Josue aber sprach zum ganzen Volke: "Wohlan, dieser Stein sei Zeuge wider uns! Denn er hat all die Worte angehört, die der Herr mit uns gesprochen hat. Darum sei er Zeuge gegen euch, daß ihr euren Gott nicht verleugnet!"
28 Toen zond Jozua het volk weg, een ieder naar zijn erfdeel.
Dann entließ Josue das Volk, jeden in sein Besitztum.
29 En het geschiedde na deze dingen, dat Jozua, de zoon van Nun, de knecht des HEEREN, stierf, oud zijnde honderd en tien jaren.
Hernach starb Josue, Nuns Sohn, des Herrn Diener, hundertzehn Jahre alt.
30 En zij begroeven hem in de landpale zijns erfdeels, te Timnath-Serah, welke is op een berg van Efraim, aan het noorden van den berg Gaas.

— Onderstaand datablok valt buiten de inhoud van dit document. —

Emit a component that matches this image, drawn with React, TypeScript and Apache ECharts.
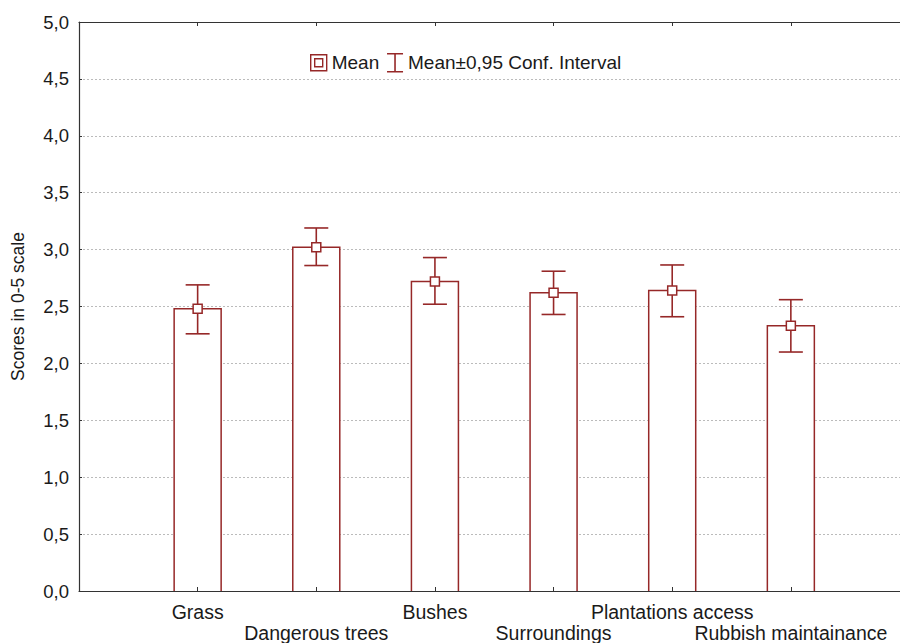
import React, { useEffect, useRef } from "react";
import * as echarts from "echarts";

const categories = ["Grass", "Dangerous trees", "Bushes", "Surroundings", "Plantations access", "Rubbish maintainance"];
const means = [2.48, 3.02, 2.72, 2.62, 2.64, 2.33];
const lowerCI = [2.26, 2.86, 2.52, 2.43, 2.41, 2.10];
const upperCI = [2.69, 3.19, 2.93, 2.81, 2.865, 2.56];
const yTicks = [0, 0.5, 1, 1.5, 2, 2.5, 3, 3.5, 4, 4.5, 5];

const RED = "#962828";
const FONT = "'Liberation Sans', Arial, sans-serif";

const meanIcon = "path://M0 0H16V16H0Z M4 4H12V12H4Z";
const ciIcon = "path://M0 0.5H16 M8 0.5V18.5 M0 18.5H16";

export default function App() {
  const ref = useRef<HTMLDivElement>(null);
  useEffect(() => {
    if (!ref.current) return;
    document.body.style.margin = "0";
    const chart = echarts.init(ref.current, null, { renderer: "svg" });
    const barData = means.map((m, i) => [i + 1, m]);
    const ciData = means.map((_, i) => [i + 1, lowerCI[i], upperCI[i]]);
    const fmt = (v: number) => v.toFixed(1).replace(".", ",");
    chart.setOption({
      animation: false,
      textStyle: { fontFamily: FONT },
      grid: { left: 79, top: 22, right: 0, height: 570 },
      legend: {
        left: 305,
        top: 48,
        itemGap: 7,
        itemWidth: 16,
        itemHeight: 19,
        textStyle: { fontSize: 19, color: "#1a1a1a", fontFamily: FONT },
        data: [
          {
            name: "Mean",
            icon: meanIcon,
            itemStyle: { color: "#fff", borderColor: RED, borderWidth: 1.4 },
          },
          {
            name: "Mean±0,95 Conf. Interval",
            icon: ciIcon,
            itemStyle: { color: "transparent", borderColor: RED, borderWidth: 1.6 },
          },
        ],
        selectedMode: false,
      },
      xAxis: [
        {
          type: "value",
          min: 0,
          max: 6.92,
          interval: 1,
          z: 10,
          axisLine: { show: true, lineStyle: { color: "#333", width: 1.2 } },
          axisTick: { show: true, inside: true, length: 4, lineStyle: { color: "#333" } },
          splitLine: { show: false },
          axisLabel: {
            margin: 10,
            fontSize: 19.5,
            color: "#1a1a1a",
            fontFamily: FONT,
            showMinLabel: false,
            showMaxLabel: false,
            formatter: (v: number) => {
              const i = Math.round(v) - 1;
              if (Math.abs(v - Math.round(v)) > 1e-6 || i < 0 || i >= categories.length) return "";
              return i % 2 === 0 ? categories[i] : "\n" + categories[i];
            },
            lineHeight: 21,
          },
        },
        {
          type: "value",
          position: "top",
          min: 0,
          max: 6.92,
          interval: 1,
          z: 10,
          axisLine: { show: true, onZero: false, lineStyle: { color: "#333", width: 1.2 } },
          axisTick: { show: true, inside: true, length: 4, lineStyle: { color: "#333" } },
          axisLabel: { show: false },
          splitLine: { show: false },
        },
      ],
      yAxis: {
        type: "value",
        min: 0,
        max: 5,
        interval: 0.5,
        name: "Scores in 0-5 scale",
        nameLocation: "middle",
        nameGap: 52,
        nameTextStyle: { fontSize: 17.5, color: "#1a1a1a", fontFamily: FONT },
        axisLine: { show: true, lineStyle: { color: "#333", width: 1.2 } },
        axisTick: { show: true, inside: true, length: 3, lineStyle: { color: "#333" } },
        axisLabel: {
          margin: 10,
          fontSize: 18.5,
          color: "#1a1a1a",
          fontFamily: FONT,
          formatter: (v: number) => (yTicks.includes(v) ? fmt(v) : ""),
        },
        splitLine: { show: true, lineStyle: { color: "#bbb", type: [2, 2], width: 1 } },
      },
      series: [
        {
          name: "Bars",
          type: "custom",
          data: barData,
          z: 2,
          renderItem: (params: any, api: any) => {
            const x = api.value(0);
            const top = api.coord([x, api.value(1)]);
            const base = api.coord([x, 0]);
            const w = 47;
            const l = top[0] - w / 2;
            const r = top[0] + w / 2;
            return {
              type: "group",
              children: [
                {
                  type: "rect",
                  shape: { x: l, y: top[1], width: w, height: base[1] - top[1] },
                  style: { fill: "#fff", stroke: "none" },
                },
                {
                  type: "polyline",
                  shape: { points: [[l, base[1]], [l, top[1]], [r, top[1]], [r, base[1]]] },
                  style: { fill: "none", stroke: RED, lineWidth: 1.5 },
                },
              ],
            };
          },
        },
        {
          name: "Mean±0,95 Conf. Interval",
          type: "custom",
          data: ciData,
          z: 3,
          itemStyle: { color: RED },
          renderItem: (params: any, api: any) => {
            const x = api.value(0);
            const lo = api.coord([x, api.value(1)]);
            const hi = api.coord([x, api.value(2)]);
            const half = 12;
            const style = { stroke: RED, lineWidth: 1.6, fill: "none" };
            return {
              type: "group",
              children: [
                { type: "line", shape: { x1: lo[0], y1: lo[1], x2: hi[0], y2: hi[1] }, style },
                { type: "line", shape: { x1: lo[0] - half, y1: lo[1], x2: lo[0] + half, y2: lo[1] }, style },
                { type: "line", shape: { x1: hi[0] - half, y1: hi[1], x2: hi[0] + half, y2: hi[1] }, style },
              ],
            };
          },
        },
        {
          name: "Mean",
          type: "scatter",
          data: barData,
          symbol: "rect",
          symbolSize: 9,
          itemStyle: { color: "#fff", borderColor: RED, borderWidth: 1.5, opacity: 1 },
          z: 4,
        },
      ],
    });
    return () => chart.dispose();
  }, []);
  return <div ref={ref} style={{ width: 900, height: 643, background: "#fff" }} />;
}
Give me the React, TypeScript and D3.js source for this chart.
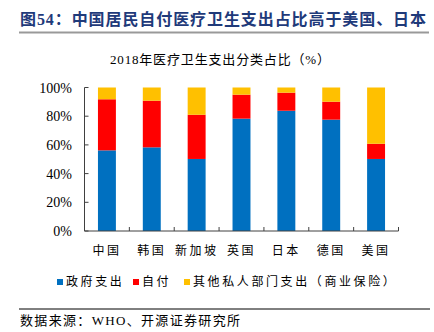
import React from "react";
import * as d3 from "d3";

const categories = ["中国", "韩国", "新加坡", "英国", "日本", "德国", "美国"];
const govSpend = [56.2, 58.3, 50.2, 78.3, 83.8, 77.6, 50.2];
const selfPay = [35.6, 32.5, 30.8, 16.7, 12.6, 12.5, 10.6];
const otherPrivate = [8.2, 9.2, 19.0, 5.0, 3.6, 9.9, 39.2];
const seriesNames = ["政府支出", "自付", "其他私人部门支出（商业保险）"];
const seriesColors = ["#0070C0", "#FF0000", "#FFC000"];
const yTicks = [0, 20, 40, 60, 80, 100];

const SERIF = "'Liberation Serif', 'Times New Roman', 'Noto Sans CJK SC', serif";

export default function App() {
  const W = 434, H = 332;
  const x0 = 84.5, x1 = 398.5, yTop = 87.5, yBot = 231;
  const x = d3.scaleBand<string>().domain(categories).range([x0, x1]).paddingInner(0.6).paddingOuter(0.3);
  const xb = d3.scaleBand<string>().domain(categories).range([x0, x1]);
  const y = d3.scaleLinear().domain([0, 100]).range([yBot, yTop]);

  const table = categories.map((c, i) => ({ cat: c, gov: govSpend[i], self: selfPay[i], other: otherPrivate[i] }));
  const stack = d3.stack<any>().keys(["gov", "self", "other"])(table);

  const legendX = [57, 133, 184];

  return (
    <svg width={W} height={H} style={{ position: "absolute", left: 0, top: 0, background: "#fff" }}>
      <text x={20} y={25} fontFamily={SERIF} fontSize={16} fontWeight="bold" fill="#1F3A7A" textLength={406} lengthAdjust="spacing">
        图54：中国居民自付医疗卫生支出占比高于美国、日本
      </text>
      <line x1={19} x2={429} y1={32.5} y2={32.5} stroke="#999" strokeWidth={2} />
      <text x={220} y={64} textAnchor="middle" fontFamily={SERIF} fontSize={13} fill="#000" textLength={220} lengthAdjust="spacing">
        2018年医疗卫生支出分类占比（%）
      </text>

      {stack.map((s, si) => (
        <g key={si} fill={seriesColors[si]}>
          {s.map((d, i) => (
            <rect key={i} x={x(categories[i])} width={x.bandwidth()} y={y(d[1])} height={y(d[0]) - y(d[1])} />
          ))}
        </g>
      ))}

      <line x1={x0} x2={x0} y1={yTop} y2={yBot} stroke="#404040" strokeWidth={1} />
      <line x1={x0} x2={x1} y1={yBot} y2={yBot} stroke="#404040" strokeWidth={1} />
      {yTicks.map((t) => (
        <g key={t}>
          <line x1={x0} x2={x0 + 4} y1={y(t)} y2={y(t)} stroke="#404040" />
          <text x={72} y={y(t) + 5} textAnchor="end" fontFamily={SERIF} fontSize={14} fill="#000">{t}%</text>
        </g>
      ))}
      {categories.map((c, i) => (
        <line key={"t" + i} x1={(xb(c) as number) + xb.bandwidth()} x2={(xb(c) as number) + xb.bandwidth()} y1={yBot} y2={yBot - 4} stroke="#404040" />
      ))}
      {categories.map((c) => (
        <text key={c} x={(xb(c) as number) + xb.bandwidth() / 2} y={255} textAnchor="middle" fontFamily={SERIF} fontSize={12} letterSpacing={2.5} fill="#000">{c}</text>
      ))}

      {seriesNames.map((n, i) => (
        <g key={n}>
          <rect x={legendX[i]} y={279} width={6} height={6} fill={seriesColors[i]} />
          <text x={legendX[i] + 9} y={286} fontFamily={SERIF} fontSize={12} letterSpacing={2.6} fill="#000">{n}</text>
        </g>
      ))}

      <line x1={19} x2={430} y1={309} y2={309} stroke="#000" strokeWidth={1} />
      <text x={20} y={325} fontFamily={SERIF} fontSize={13} fill="#000" textLength={220} lengthAdjust="spacing">数据来源：WHO、开源证券研究所</text>
    </svg>
  );
}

Sie begruben ihn im Bereiche seines Erbes zu Timnat Serach auf dem Gebirge Ephraim, nördlich vom Berg Gaas.
31 Israel nu diende den HEERE al de dagen van Jozua, en al de dagen van de oudsten, die lang na Jozua leefden, en die al het werk des HEEREN wisten, hetwelk Hij aan Israel gedaan had.
Und Israel diente dem Herrn alle Tage Josues und der Ältesten, die noch lange nach Josue lebten und die noch jedes Werk kannten, das der Herr für Israel getan hatte.
32 Zij begroeven ook de beenderen van Jozef, die de kinderen Israel uit Egypte opgebracht hadden, te Sichem, in dat stuk velds, hetwelk Jakob gekocht had van de kinderen van Hemor, den vader van Sichem, voor honderd stukken gelds, want zij waren aan de kinderen van Jozef ter erfenis geworden.
Josephs Gebeine aber, die die Israeliten aus Ägypten heraufgebracht hatten, hatten sie zu Sichem begraben, auf dem Feldstück, das Jakob von den Söhnen Chamors, des Vaters Sichems, um hundert Beutel gekauft hatte und das die Söhne Josephs als Erbe besaßen.
33 Ook stierf Eleazar, de zoon van Aaron; en zij begroeven hem op den heuvel van Pinehas, zijn zoon, die hem gegeven was geweest op het gebergte van Efraim.
Auch Aarons Sohn Eleazar starb. Und sie begruben ihn auf seines Sohnes Pinechas Hügel, der ihm auf dem Gebirge Ephraim verliehen worden war.